Set your clients’ minds at ease
The best after-hours cleaning and maintenance providers understand these concerns and take steps to assuage their customers’ fears. Here’s how you can give your clients a stellar experience and peace of mind.
1. Perform background checks on technicians
There’s no doubt that preemployment screening and drug testing require an investment. Nevertheless, those prehiring processes can differentiate between questionable and reputable candidates. Data from the Society for Human Resource Management (SHRM) shows that 92% of businesses already complete background checks. Therefore, it would not be unusual for maintenance vendors to do the same. Many companies offer affordable and quick background checks that can include the individual’s credit history and criminal background.
2. Offer testimonials and references
Cleaning vendors should offer potential clients a list of customer references before they’re asked to do so. This list could take the form of a one-page handout or an emailed link to a private page on the company website. Either way, hearing other customers’ testimonials and learning about good experiences helps prospects feel confident about signing contracts. Maintenance providers can boost their online and offline credibility by regularly collecting and showcasing client reviews that highlight the reliability, safety, customization, and high-quality service of their operations.

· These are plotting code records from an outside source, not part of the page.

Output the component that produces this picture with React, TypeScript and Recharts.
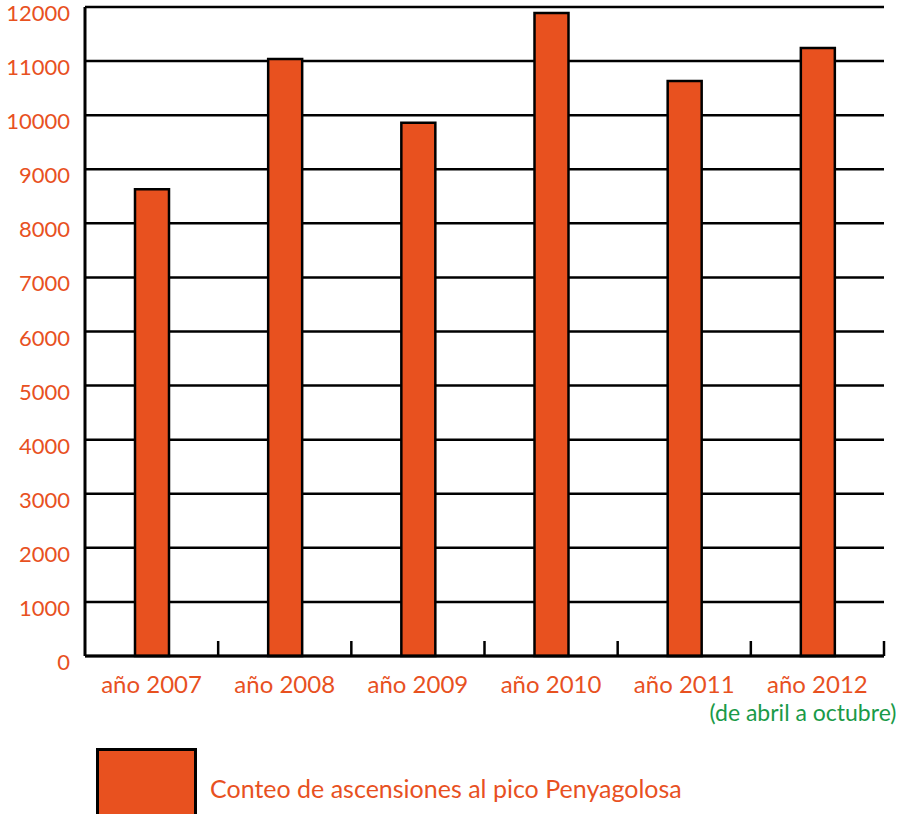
import { Bar, BarChart, CartesianGrid, XAxis, YAxis } from 'recharts'

const years = ['año 2007', 'año 2008', 'año 2009', 'año 2010', 'año 2011', 'año 2012']
const ascents = [8630, 11040, 9860, 11890, 10630, 11240]
const yTicks = [0, 1000, 2000, 3000, 4000, 5000, 6000, 7000, 8000, 9000, 10000, 11000, 12000]
const seriesName = 'Conteo de ascensiones al pico Penyagolosa'
const footnote = '(de abril a octubre)'

const orange = '#e8511f'
const green = '#1a9a48'
const font = 'Lato, "Open Sans", sans-serif'

const data = years.map((year, i) => ({ year, value: ascents[i] }))

const W = 898
const H = 814
const plotLeft = 85
const plotRight = 14
const xAxisHeight = 30
const bandWidth = (W - plotLeft - plotRight) / years.length

function YearTick(props: any) {
  const { x, y, payload, index } = props
  const half = payload?.offset || bandWidth / 2
  const isLast = index === years.length - 1
  return (
    <g>
      <line x1={x + half} x2={x + half} y1={y} y2={y - 15} stroke="#000" strokeWidth={2.5} />
      <text x={x} y={y + 37} textAnchor="middle" fill={orange} fontSize={24} fontFamily={font}>
        {payload.value}
      </text>
      {isLast && (
        <text x={x + 79} y={y + 65} textAnchor="end" fill={green} fontSize={23} fontFamily={font}>
          {footnote}
        </text>
      )}
    </g>
  )
}

function CountTick(props: any) {
  const { x, y, payload } = props
  return (
    <text x={x} y={y + 14} textAnchor="end" fill={orange} fontSize={22} fontFamily={font}>
      {payload.value}
    </text>
  )
}

export default function App() {
  return (
    <div style={{ position: 'absolute', left: 0, top: 0, width: W, height: H, background: '#fff' }}>
      <BarChart
        width={W}
        height={H}
        data={data}
        margin={{ top: 7, right: plotRight, bottom: 158 - xAxisHeight, left: 0 }}
      >
        <CartesianGrid vertical={false} stroke="#000" strokeWidth={2.5} strokeOpacity={1} />
        <XAxis
          dataKey="year"
          height={xAxisHeight}
          axisLine={{ stroke: '#000', strokeWidth: 3 }}
          tickLine={false}
          tickSize={0}
          tickMargin={0}
          interval={0}
          tick={<YearTick />}
        />
        <YAxis
          width={plotLeft}
          domain={[0, 12000]}
          ticks={yTicks}
          interval={0}
          axisLine={{ stroke: '#000', strokeWidth: 3 }}
          tickLine={false}
          tickSize={0}
          tickMargin={15}
          tick={<CountTick />}
        />
        <Bar
          dataKey="value"
          name={seriesName}
          fill={orange}
          stroke="#000"
          strokeWidth={2.5}
          barSize={34}
          isAnimationActive={false}
        />
      </BarChart>
      <div style={{ position: 'absolute', left: 96, top: 748, display: 'flex', alignItems: 'center' }}>
        <div
          style={{
            width: 101,
            height: 70,
            background: orange,
            border: '3px solid #000',
            boxSizing: 'border-box',
          }}
        />
        <span style={{ marginLeft: 13, marginTop: 10, color: orange, fontSize: 25, fontFamily: font }}>
          {seriesName}
        </span>
      </div>
    </div>
  )
}
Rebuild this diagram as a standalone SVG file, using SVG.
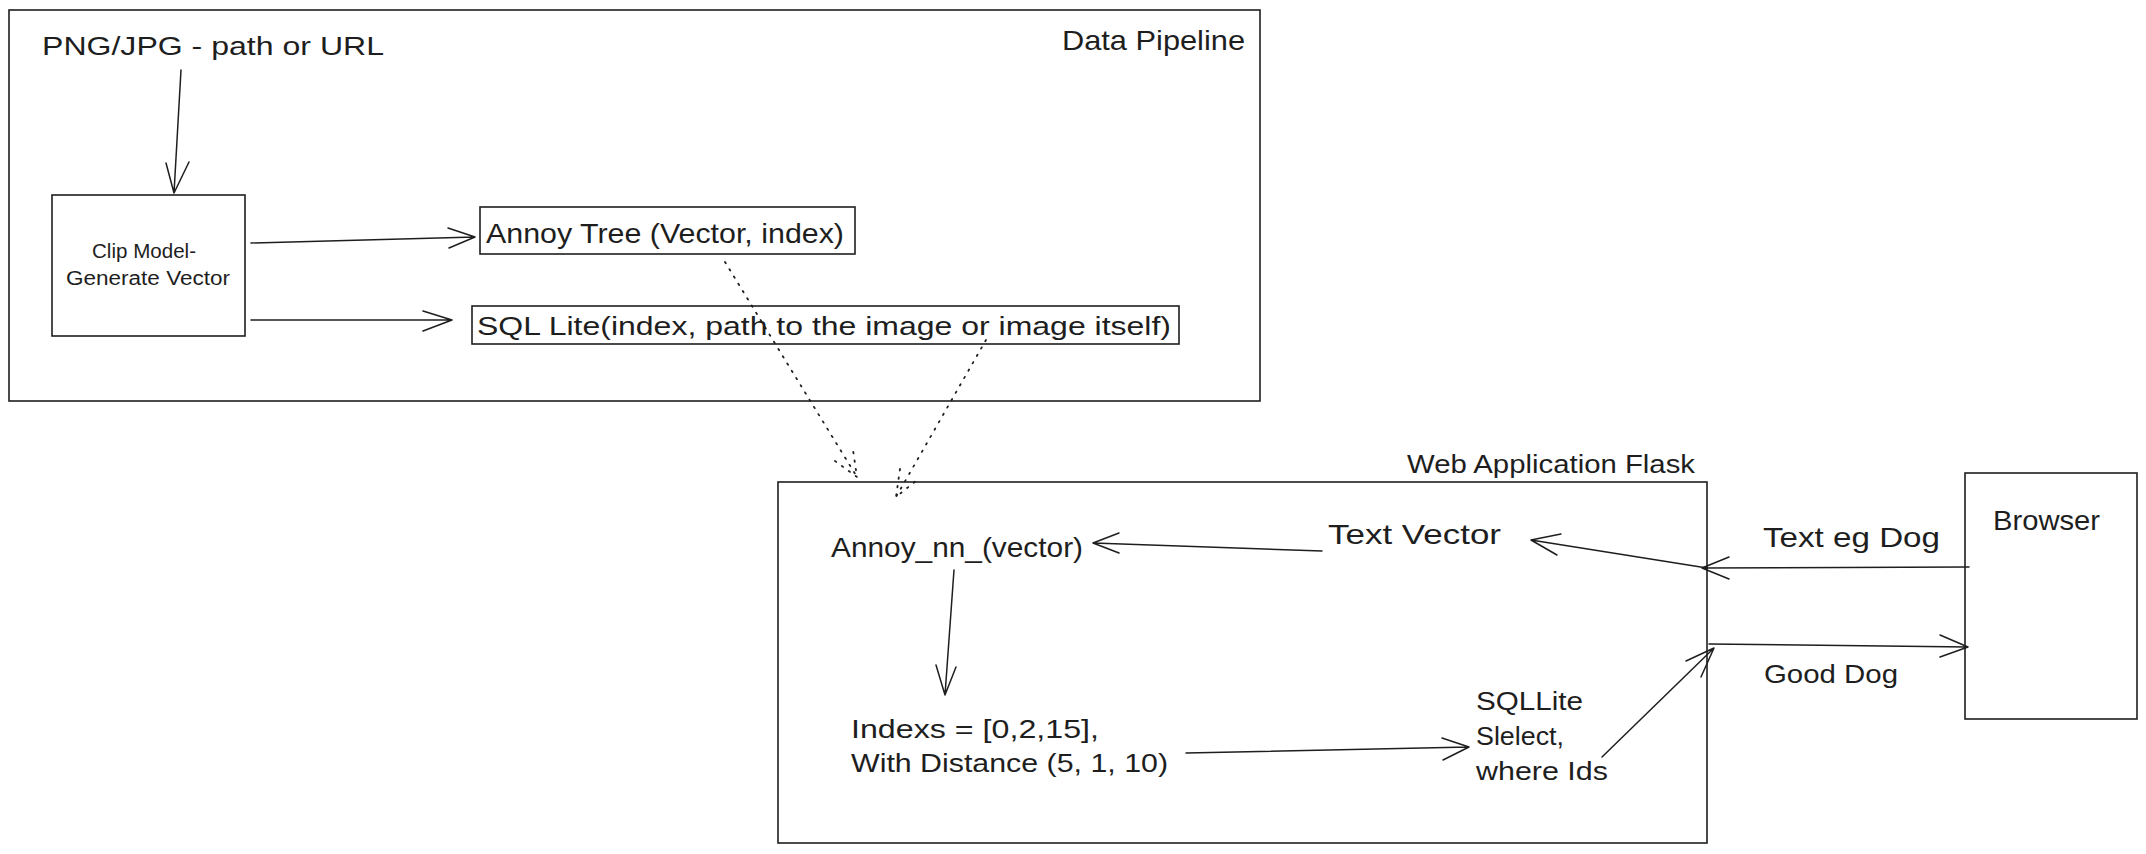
<svg xmlns="http://www.w3.org/2000/svg" width="2146" height="854" viewBox="0 0 2146 854">
<style>
.box{fill:none;stroke:#1e1e1e;stroke-width:1.6}
.ln{fill:none;stroke:#1e1e1e;stroke-width:1.5;stroke-linecap:round;stroke-linejoin:round}
.dot{fill:none;stroke:#1e1e1e;stroke-width:1.8;stroke-dasharray:1.5 7;stroke-linecap:round}
text{font-family:"Liberation Sans","DejaVu Sans",sans-serif;fill:#1e1e1e}
.t26{font-size:26px}
.t28{font-size:28px}
.t20{font-size:20px}
</style>
<rect width="2146" height="854" fill="#ffffff"/>
<g id="data-pipeline">
<rect class="box" x="9" y="10" width="1251" height="391"/>
<text class="t28" x="1062" y="50" textLength="183" lengthAdjust="spacingAndGlyphs">Data Pipeline</text>
</g>
<g id="input-label">
<text class="t26" x="42" y="55" textLength="342" lengthAdjust="spacingAndGlyphs">PNG/JPG - path or URL</text>
</g>
<g id="clip-model">
<rect class="box" x="52" y="195" width="193" height="141"/>
<text class="t20" x="92" y="258" textLength="104" lengthAdjust="spacingAndGlyphs">Clip Model-</text>
<text class="t20" x="66" y="285" textLength="164" lengthAdjust="spacingAndGlyphs">Generate Vector</text>
</g>
<g id="annoy-tree">
<rect class="box" x="480" y="207" width="375" height="47"/>
<text class="t28" x="486" y="243" textLength="358" lengthAdjust="spacingAndGlyphs">Annoy Tree (Vector, index)</text>
</g>
<g id="sql-lite">
<rect class="box" x="472" y="306" width="707" height="38"/>
<text class="t26" x="477" y="335" textLength="694" lengthAdjust="spacingAndGlyphs">SQL Lite(index, path to the image or image itself)</text>
</g>
<g id="web-app">
<rect class="box" x="778" y="482" width="929" height="361"/>
<text class="t26" x="1407" y="473" textLength="288" lengthAdjust="spacingAndGlyphs">Web Application Flask</text>
</g>
<g id="browser">
<rect class="box" x="1965" y="473" width="172" height="246"/>
<text class="t28" x="1993" y="530" textLength="107" lengthAdjust="spacingAndGlyphs">Browser</text>
</g>
<g id="text-vector">
<text class="t28" x="1328" y="544" textLength="173" lengthAdjust="spacingAndGlyphs">Text Vector</text>
</g>
<g id="annoy-nn">
<text class="t28" x="831" y="557" textLength="252" lengthAdjust="spacingAndGlyphs">Annoy_nn_(vector)</text>
</g>
<g id="indexes">
<text class="t26" x="851" y="738" textLength="248" lengthAdjust="spacingAndGlyphs">Indexs = [0,2,15],</text>
<text class="t26" x="851" y="772" textLength="317" lengthAdjust="spacingAndGlyphs">With Distance (5, 1, 10)</text>
</g>
<g id="sqllite-select">
<text class="t26" x="1476" y="710" textLength="107" lengthAdjust="spacingAndGlyphs">SQLLite</text>
<text class="t26" x="1476" y="745" textLength="88" lengthAdjust="spacingAndGlyphs">Slelect,</text>
<text class="t26" x="1476" y="780" textLength="132" lengthAdjust="spacingAndGlyphs">where Ids</text>
</g>
<g id="edge-labels">
<text class="t28" x="1763" y="547" textLength="177" lengthAdjust="spacingAndGlyphs">Text eg Dog</text>
<text class="t26" x="1764" y="683" textLength="134" lengthAdjust="spacingAndGlyphs">Good Dog</text>
</g>
<g id="connectors">
<path class="ln" d="M181 70 L174 193 M166 163 L174 193 L189 162"/>
<path class="ln" d="M251 243 L475 237 M448 228 L475 237 L449 248"/>
<path class="ln" d="M251 320 L452 320 M423 311 L452 320 L423 331"/>
<path class="dot" d="M725 262 L857 477 M835 461 L857 477 L853 450"/>
<path class="dot" d="M986 340 L896 497 M900 469 L896 497 L917 480"/>
<path class="ln" d="M1969 567 L1702 568 M1729 557 L1702 568 L1729 579"/>
<path class="ln" d="M1707 568 L1531 540 M1561 534 L1531 540 L1557 555"/>
<path class="ln" d="M1322 551 L1093 543 M1119 533 L1093 543 L1119 553"/>
<path class="ln" d="M954 570 L945 695 M936 665 L945 695 L956 667"/>
<path class="ln" d="M1186 753 L1469 747 M1442 738 L1469 747 L1443 760"/>
<path class="ln" d="M1602 757 L1714 648 M1686 661 L1714 648 L1701 677"/>
<path class="ln" d="M1709 644 L1968 647 M1940 635 L1968 647 L1940 657"/>
</g>
</svg>
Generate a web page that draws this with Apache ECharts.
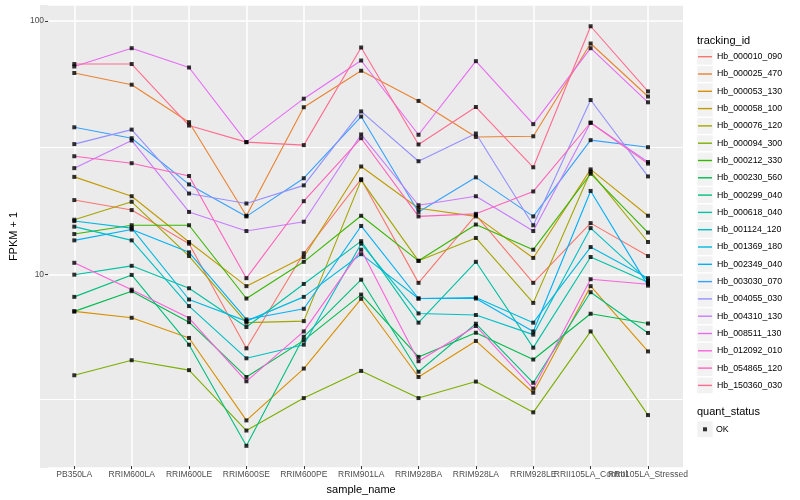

3. Provide proof of insurance
Some cleaning companies are insured, and some aren’t—this is a fact. Rather than waiting for clients to ask for proof of insurance, vendors should give that information upfront. Knowing a cleaning vendor has up-to-date insurance takes away concerns related to accidents or property damage. Because insurance packages can include confusing verbiage, maintenance providers can also distill important topics into easy-to-understand summaries.
4. Issue mandatory ID badges
Each technician should have an ID badge issued by the maintenance company. In some cases, companies may provide secondary badges so technicians can gain access to certain corridors, offices, and other spaces. If possible, ID badges should include the worker’s photograph alongside his or her name, title, and perhaps authorization level. In 24/7 operations where the company’s employees perform tasks alongside maintenance crews, those employees appreciate seeing the same technicians night after night.
5. Provide clients with proof of technician training
Prove to your customers that you have invested in your workers by offering job-appropriate training. Well-educated cleaning technicians exhibit higher levels of confidence when troubleshooting problems and often perform more effectively thanks to their deep understanding of the industry. Providers should conduct regular workshops throughout the year; one trending topic, for example, could be eco-friendly options for sanitizing hard and textile surfaces. Additionally, prospective clients gain a sense of security upon learning that the on-site technicians hold an ISSA Cleaning Management Institute (CMI) certification or work for a firm with an Institute of Inspection Cleaning and Restoration Certification (IICRC) or Carpet and Rug Institute Seal of Approval.
Facility managers will always have questions for after-hours cleaning and maintenance providers. Vendors that anticipate those inquiries will be more likely to win initial and repeat contracts, allowing them to build their brands—and create spotless reputations.